2016-02-11

Manuel DeLanda. A Materialist Theory of Language. 2011


source: European Graduate School     2012年11月13日
http://www.egs.edu/ Manuel Delanda, contemporary philosopher, uses assemblage theory to provide a materialist theory of language. In the process, DeLanda confronts linguists such as Noam Chomsky, William Labov, and Ferdinand de Saussure. Public open lecture for the students and faculty of the European Graduate School EGS Media and Communication Studies department program Saas-Fee Switzerland. 2011 Manuel DeLanda.

Manuel DeLanda, (born 1952 in Mexico City), is a writer, artist and distinguished philosopher who has lived in New York since 1975. He is a professor and the Gilles Deleuze Chair of Contemporary Philosophy and Science at the European Graduate School in Saas-Fee, Switzerland, a professor at the Canisius College in Buffalo, New York, and professor at the University of Pennsylvania School of Design in Philadelphia, Pennsylvania. DeLanda was formerly an Adjunct Associate Professor at Graduate School of Architecture, Planning and Preservation at Columbia University (New York).

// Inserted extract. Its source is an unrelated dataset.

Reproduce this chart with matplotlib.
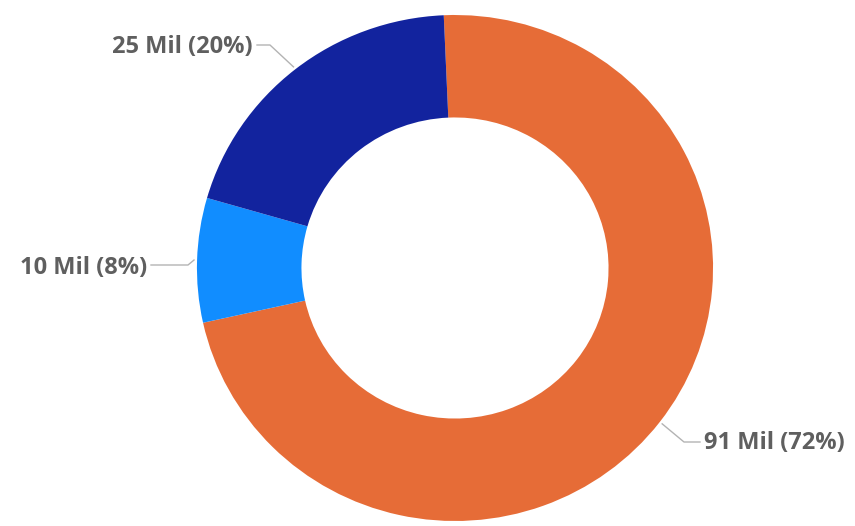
import numpy as np
import matplotlib.pyplot as plt

# Donut of totals by segment
values = [91, 10, 25]
value_labels = ['91 Mil', '10 Mil', '25 Mil']
colors = ['#E66C37', '#118DFF', '#12239E']

# label text anchor, leader elbow (pixel coords, y downward)
label_pos = [(704, 443), (147, 268), (253, 47)]
elbow_pos = [(684, 442), (188, 265), (270, 45)]
label_ha = ['left', 'right', 'right']

W, H = 855, 526
cx, cy, r = 455, 268, 253
xstretch = 1.02  # ring is drawn slightly wider than tall

fig = plt.figure(figsize=(W / 100, H / 100), dpi=100)
ax = fig.add_axes([0, 0, 1, 1])

wedges, _ = ax.pie(values, colors=colors, startangle=92.5, counterclock=False,
                   center=(cx, H - cy), radius=r,
                   wedgeprops=dict(width=r * 0.405, linewidth=0))

# pie() resets the limits around its center, so set them afterwards
ax.set_xlim(cx - cx / xstretch, cx + (W - cx) / xstretch)
ax.set_ylim(0, H)
ax.set_aspect('auto')
ax.axis('off')


def to_data(px, py):
    return cx + (px - cx) / xstretch, H - py


total = sum(values)
for w, v, lab, (tx, ty), (ex, ey), ha in zip(wedges, values, value_labels,
                                             label_pos, elbow_pos, label_ha):
    mid = np.deg2rad((w.theta1 + w.theta2) / 2)
    sx = cx + (r + 3) * np.cos(mid)
    sy = H - cy + (r + 3) * np.sin(mid)
    gap = 4 if ha == 'left' else -4
    ex_d, ey_d = to_data(ex, ey)
    lx_d, _ = to_data(tx - gap, ey)
    ax.plot([sx, ex_d, lx_d], [sy, ey_d, ey_d], color='#b3b3b3', lw=1)
    pct = round(100 * v / total)
    tx_d, ty_d = to_data(tx, ty)
    ax.text(tx_d, ty_d, f'{lab} ({pct}%)', ha=ha, va='center',
            fontsize=17, fontweight='bold', family='Open Sans', color='#5f5f5f')

fig.savefig('out.png', dpi=100)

He is the author of War In the Age of Intelligent Machines (1991), A Thousand Years of Nonlinear History (1997), Intensive Science and Virtual Philosophy (2002), A New Philosophy of Society: Assemblage Theory and Social Complexity (2006), Deleuze: History and Science (2010), and Philosophy and Simulation: The Emergence of Synthetic Reason (2011). He has published many articles and essays and lectured extensively in Europe and in the United States. His work focuses on the theories of the French philosopher Gilles Deleuze on one hand, and modern science, self-organizing matter, artificial life and intelligence, economics, architecture, chaos theory, history of science, nonlinear science, cellular automata on the other. De Landa became a principal figure in the "new materialism" based on his application of Deleuze's realist ontology. His universal research into "morphogenesis" - the production of the semi-stable structures out of material flows that are constitutive of the natural and social world - has been of interest to theorists across many academic and professional disciplines.